Two days later, I took my mask off, grabbed my nose, kept that mask off for a minute, and put it back on without a single problem.
Though again, I’d never actually had a problem. It was merely a discomfort. A tiny amount of salt water was not going to kill me. It didn’t feel very nice, but everything was, in fact, fine.
Turns out, most things are usually fine. As long as we’re breathing, we’re good. We can still make choices. We can help ourselves and help others.
The things we’re scared of… are they threats? Are they going to kill us? Or are they simply making us uncomfortable?
Writing and creating are inherently uncomfortable for me. I’ve talked about this before, but I second guess whether I should be allowed to enjoy making things and committing my thoughts to paper or pixel. Sharing my writing means opening myself up to people being angry with me. It’s happened more than once. When I look at pressing “publish” on one of these posts, it feels a bit like water flowing into my nose. For the first few minutes, I frantically refresh the page, searching for any last edits I need to do, any places I might have English-ed wrong that would make me seem an unprofessional impostor, unworthy of my achievements. Or worse, anywhere I didn’t provide enough context and might be taken the wrong way. That terrifies me.
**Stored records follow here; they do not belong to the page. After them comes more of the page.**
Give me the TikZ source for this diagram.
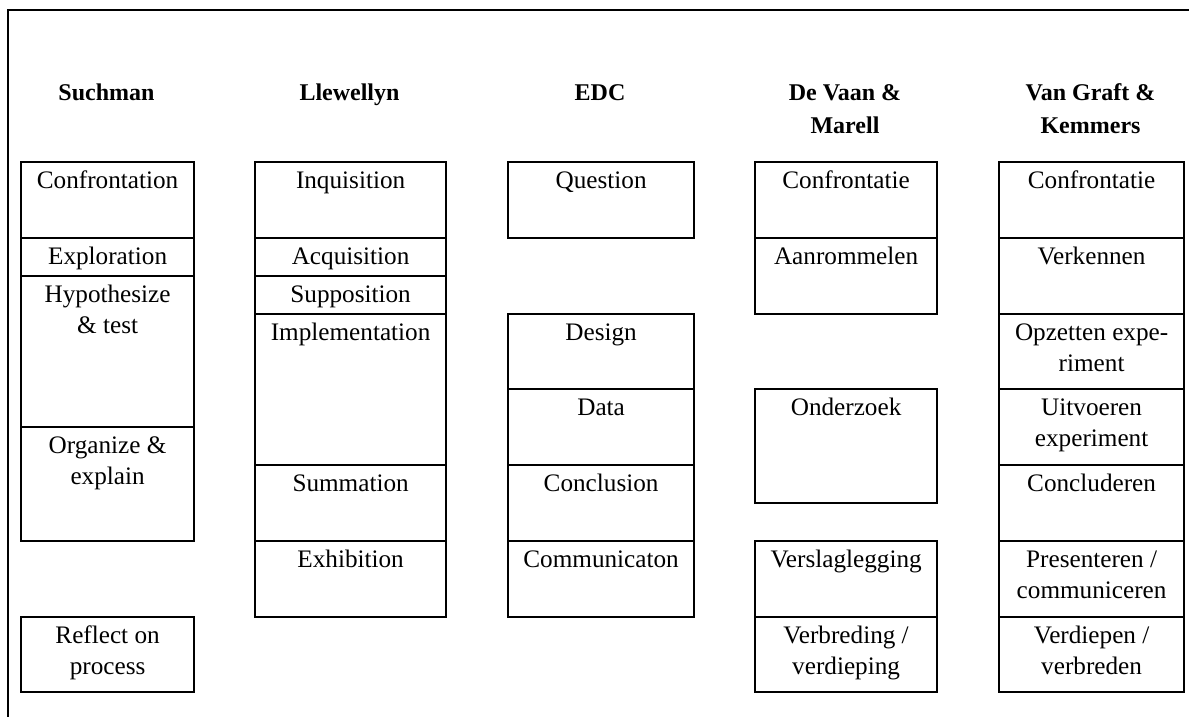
\documentclass[tikz,border=0pt]{standalone}
\usepackage{fontspec}
\setmainfont{Liberation Serif}
\usetikzlibrary{calc}
\tikzset{stage/.style={draw, line width=1.1pt, inner sep=0pt, anchor=north west}}
\tikzset{txt/.style={anchor=north, inner sep=0pt, align=center, font=\fontsize{12.6}{15.5}\selectfont}}
\tikzset{hd/.style={anchor=north, inner sep=0pt, align=center, font=\fontsize{12}{16.5}\selectfont\bfseries}}

% box: name, x, top y, width, height, text
\newcommand{\stagebox}[6]{%
  \node[stage, minimum width=#4*0.5pt, minimum height=#5*0.5pt] (#1) at (#2,#3) {};
  \node[txt, yshift=-2.65pt] (#1t) at (#1.north) {\strut #6};
}

\begin{document}
\begin{tikzpicture}[x=0.5pt, y=-0.5pt]
      \useasboundingbox (0,0) rectangle (1189,717);
      \draw[line width=1.2pt] (8,720) -- (8,10) -- (1192,10);

      \node[hd] (hsuch) at (106.5,77) {\strut Suchman};
      \node[hd] (hllew) at (349.5,77) {\strut Llewellyn};
      \node[hd] (hedc) at (600,77) {\strut EDC};
      \node[hd] (hvaan) at (845,77) {\strut De Vaan \&\\Marell};
      \node[hd] (hgraft) at (1090.5,77) {\strut Van Graft \&\\Kemmers};

      \stagebox{such1}{20}{161}{173}{76}{Confrontation}
      \stagebox{such2}{20}{237}{173}{38}{Exploration}
      \stagebox{such3}{20}{275}{173}{151}{Hypothesize\\\& test}
      \stagebox{such4}{20}{426}{173}{114}{Organize \&\\explain}
      \stagebox{such5}{20}{616}{173}{75}{Reflect on\\process}

      \stagebox{llew1}{254}{161}{191}{76}{Inquisition}
      \stagebox{llew2}{254}{237}{191}{38}{Acquisition}
      \stagebox{llew3}{254}{275}{191}{38}{Supposition}
      \stagebox{llew4}{254}{313}{191}{151}{Implementation}
      \stagebox{llew5}{254}{464}{191}{76}{Summation}
      \stagebox{llew6}{254}{540}{191}{76}{Exhibition}

      \stagebox{edc1}{507}{161}{186}{76}{Question}
      \stagebox{edc2}{507}{313}{186}{75}{Design}
      \stagebox{edc3}{507}{388}{186}{76}{Data}
      \stagebox{edc4}{507}{464}{186}{76}{Conclusion}
      \stagebox{edc5}{507}{540}{186}{76}{Communicaton}

      \stagebox{vaan1}{754}{161}{182}{76}{Confrontatie}
      \stagebox{vaan2}{754}{237}{182}{76}{Aanrommelen}
      \stagebox{vaan3}{754}{388}{182}{114}{Onderzoek}
      \stagebox{vaan4}{754}{540}{182}{76}{Verslaglegging}
      \stagebox{vaan5}{754}{616}{182}{75}{Verbreding /\\verdieping}

      \stagebox{graft1}{998}{161}{185}{76}{Confrontatie}
      \stagebox{graft2}{998}{237}{185}{76}{Verkennen}
      \stagebox{graft3}{998}{313}{185}{75}{Opzetten expe-\\riment}
      \stagebox{graft4}{998}{388}{185}{76}{Uitvoeren\\experiment}
      \stagebox{graft5}{998}{464}{185}{76}{Concluderen}
      \stagebox{graft6}{998}{540}{185}{76}{Presenteren /\\communiceren}
      \stagebox{graft7}{998}{616}{185}{75}{Verdiepen /\\verbreden}
\end{tikzpicture}
\end{document}
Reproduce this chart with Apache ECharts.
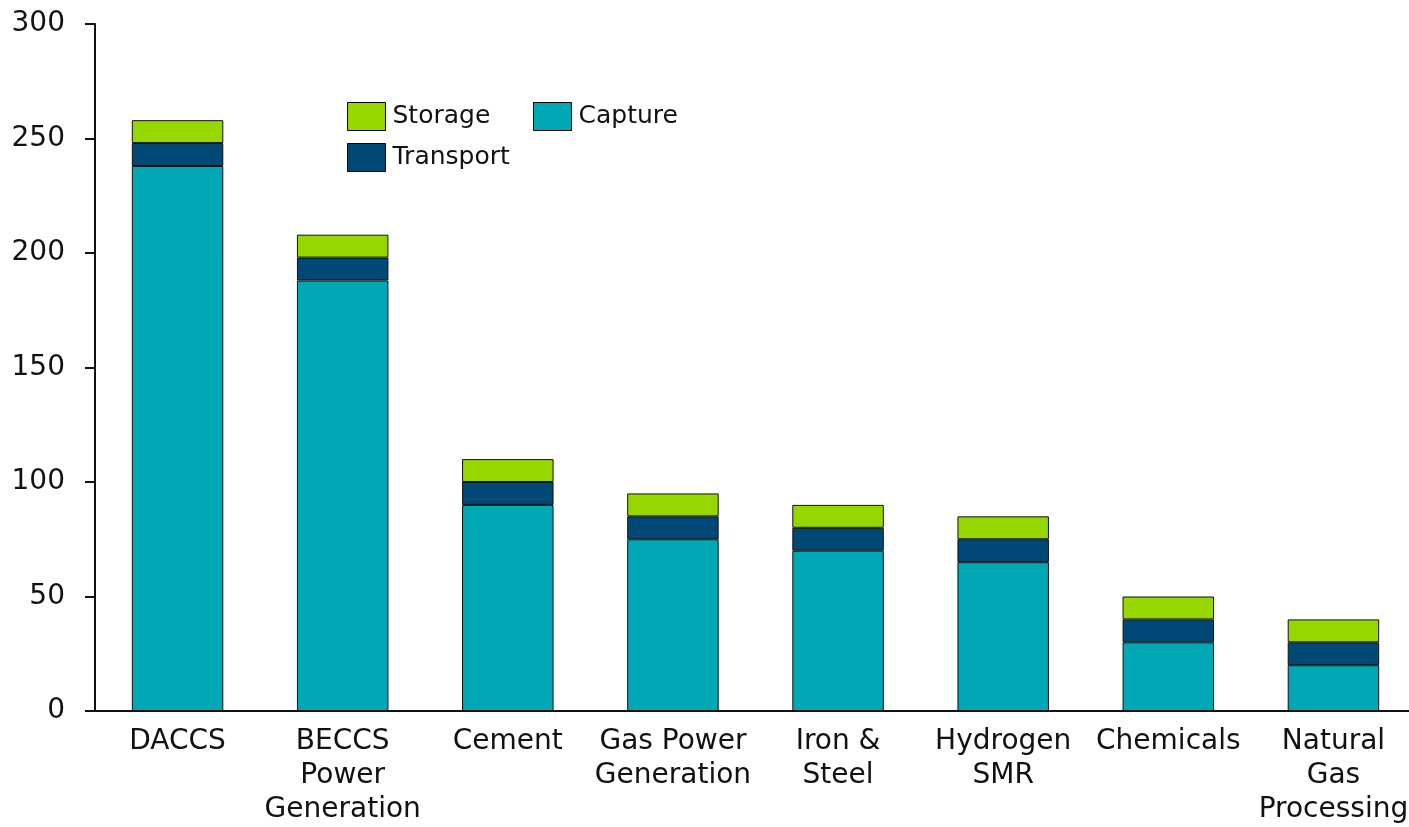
<!DOCTYPE html>
<html>
<head>
<meta charset="utf-8">
<script src="https://cdn.jsdelivr.net/npm/echarts@6/dist/echarts.min.js"></script>
<style>
html, body { margin: 0; padding: 0; background: #fff; overflow: hidden; }
/* the reference crops the right edge of the plot, so the canvas runs a little wider than the window */
#chart { width: 1416px; height: 827px; }
</style>
</head>
<body>
<div id="chart"></div>
<script>
// categories and values
const categories = ['DACCS', 'BECCS\nPower\nGeneration', 'Cement', 'Gas Power\nGeneration',
    'Iron &\nSteel', 'Hydrogen\nSMR', 'Chemicals', 'Natural\nGas\nProcessing'];
const capture = [238, 188, 90, 75, 70, 65, 30, 20];
const transport = [10, 10, 10, 10, 10, 10, 10, 10];
const storage = [10, 10, 10, 10, 10, 10, 10, 10];

const FONT = 'DejaVu Sans';
const colors = { Capture: '#00A8B5', Transport: '#004976', Storage: '#97D700' };

const chart = echarts.init(document.getElementById('chart'));

function legendAt(name, left, top) {
    return {
        data: [name],
        left: left,
        top: top,
        itemWidth: 38,
        itemHeight: 28,
        icon: 'rect',
        itemStyle: { borderColor: '#000', borderWidth: 1 },
        textStyle: { fontFamily: FONT, fontSize: 25, color: '#111', padding: [0, 0, 0, 2] }
    };
}

function barSeries(name, data) {
    return {
        name: name,
        type: 'bar',
        stack: 'total',
        data: data,
        barWidth: '55.4%',
        itemStyle: { color: colors[name], borderColor: '#111', borderWidth: 1 },
        emphasis: { disabled: true }
    };
}

const option = {
    animation: false,
    legend: [
        legendAt('Storage', 342, 97),
        legendAt('Capture', 528, 97),
        legendAt('Transport', 342, 138)
    ],
    grid: { left: 95, right: 0, top: 24, bottom: 113, containLabel: false },
    xAxis: {
        type: 'category',
        data: categories,
        axisLine: { lineStyle: { color: '#111', width: 2 } },
        axisTick: { show: false },
        axisLabel: {
            interval: 0,
            margin: 14,
            color: '#111',
            fontFamily: FONT,
            fontSize: 28,
            lineHeight: 34
        }
    },
    yAxis: {
        type: 'value',
        min: 0,
        max: 300,
        interval: 50,
        axisLine: { show: true, lineStyle: { color: '#111', width: 2 } },
        axisTick: { show: true, length: 10, lineStyle: { color: '#111', width: 2 } },
        splitLine: { show: false },
        axisLabel: {
            margin: 30,
            color: '#111',
            fontFamily: FONT,
            fontSize: 28
        }
    },
    series: [
        barSeries('Capture', capture),
        barSeries('Transport', transport),
        barSeries('Storage', storage)
    ]
};

chart.setOption(option);
</script>
</body>
</html>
But it won’t kill me. If you read this and think I’m a hack… you’re more than welcome to your opinion. Many days, I share it. If you read this and think I’m a horrible person… again, many days, I feel the same way. You’re in excellent company.
No matter what you think of my writing, it’s not going to kill me. I’m not under threat. The worst-case scenario would be waking up to thousands of angry messages, and much like practising without a mask or a regulator, I’ve already survived that one a bunch of times.
It was uncomfortable, but I kept breathing.
You deserve to share your work without fear. The worst-case scenario will never be as bad as anything you concoct in your brain. And hey, if it is… then you’re ready for the next one.